Airlines are a little more sensitive: a down network means down planes, which can ruin everyone’s holiday weekends and cost millions in a matter of hours. But these problems aren’t so simple as someone kicking a power cord out of the back of a Netgear product.

Testing, Testing…

Right now there’s not really a technology in place that lets network experts test configurations in a vacuum. Erickson says changes are planned ahead of time, with group consensus being the only reliable estimate of what’s going to happen. Once it goes live, testing new system arrangements (like with the NYSE or United) is a race against time. “If you mis-configure a device that happens to be the core device at that moment in time, it doesn’t matter how much redundancy you have.”

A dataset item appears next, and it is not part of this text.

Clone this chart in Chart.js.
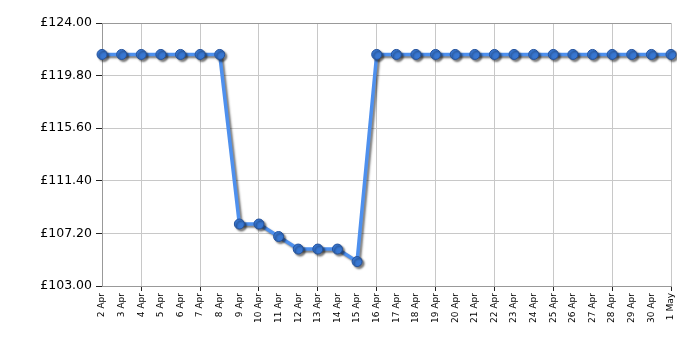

The lack of a standardized language or set of practices means that experts are in demand. Erickson says to be a network’s perfect manager, “you’d need to be able to understand all of the devices you’ve got in your network. There are tons of vendors, hundreds if not thousands of devices.”

Is there someone trying to standardize these tools? Not really. competitors have no impetus to collaborate when they can earn more from beating one another on innovation. But the reality of the market is that companies aren’t often replacing every unit every time there’s an upgrade, so legacy systems and legacy software will always be a problem.

Erickson says that in the absence of customers saying, “we need some sort of unifying standard here so we can have confidence our network is doing what we expect it to do all the time,” then it’s just not going to happen.

And even if there was desire, it’s a huge undertaking. “For a company to solve this,” Erickson explains, “they have to then go out and talk to every one of these devices and understand them extremely well,” he says. “And that’s just really hard.”